À force de partager un territoire avec des mammifères marins, les rencontres avec ces derniers se multiplient. « Je trouve souvent que les personnages tombent face à face avec des animaux dans l’oeuvre de Ningiukulu Teevee. C’est comme si tu te promenais et que soudainement, il y avait un gros morse qui arrive juste devant toi », ajoute l’assistante conservatrice, le sourire aux lèvres.
Autrement dit, l’eau se manifeste dans l’oeuvre de Ningiukulu Teevee par les pratiques traditionnelles de chasse, pêche et cueillette.
L’effet de cette relation symbiotique est preuve d’une connaissance approfondie du territoire que sa communauté occupe.
Marie-Anne Redhead se remémore des commentaires faits par l’artiste.
« Elle a observé qu’avec le changement climatique, il y a davantage de palourdes qu’auparavant. Je ne pense pas qu’elle essayait de faire une critique, pour elle c’était juste une nouvelle réalité dans sa vie. »

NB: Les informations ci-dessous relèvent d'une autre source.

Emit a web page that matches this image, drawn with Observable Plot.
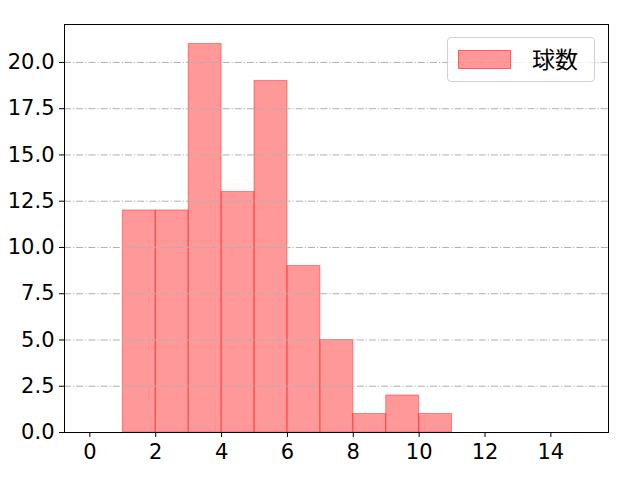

On retrouve également dans son oeuvre une omniprésence de bleu représentant le ciel et l’eau. Ces derniers se mélangent pour devenir un élément qui soutient la vie, selon la conservatrice.
Une rare oeuvre politisée
Ningiukulu Teevee s’engage rarement dans des oeuvres politisées, mais la Galerie inuite Sanaugangit du Musée des Beaux-Arts de Winnipeg abrite une de ces rares oeuvres.
« Il y a une oeuvre dans Inuit Sanagaunit qui est plus un commentaire social. D’habitude, Ningiukulu Teevee se tient à réimaginer des histoires traditionnelles. »
Intitulée Unititled (There is No Excuse for Abuse) et réalisée en 2015, cette oeuvre dénonce l’abus dans toutes ses formes. L’oeuvre elle-même est la figure de Taleelayuk. Dans son corps, certains dessins représentent des abus, d’autres de la violence, de la consommation de drogues ou encore le manque de soins de santé.
Il est aussi possible de lire : « Il n’y a pas d’excuse pour l’abus. Pas d’excuse pour l’abus, aucune. Physique, verbal, mental, émotionnel, financier, enfant, Aîné, animal, pouvoir, sexuel ». Le message est répété en syllabaire inuktitut.
La force de Unititled (There is No Excuse for Abuse) est certainement l’histoire de Taleelayuk elle-même. Il est évident qu’elle a subi un abus quand elle s’est faite couper les doigts, pour ensuite être abandonnée en mer. Marie- Anne Redhead remarque que « souvent, les femmes dans ces histoires sont maltraitées ».
Un message qui résonne avec l’actualité sur les filles et les femmes autochtones disparues et assassinées.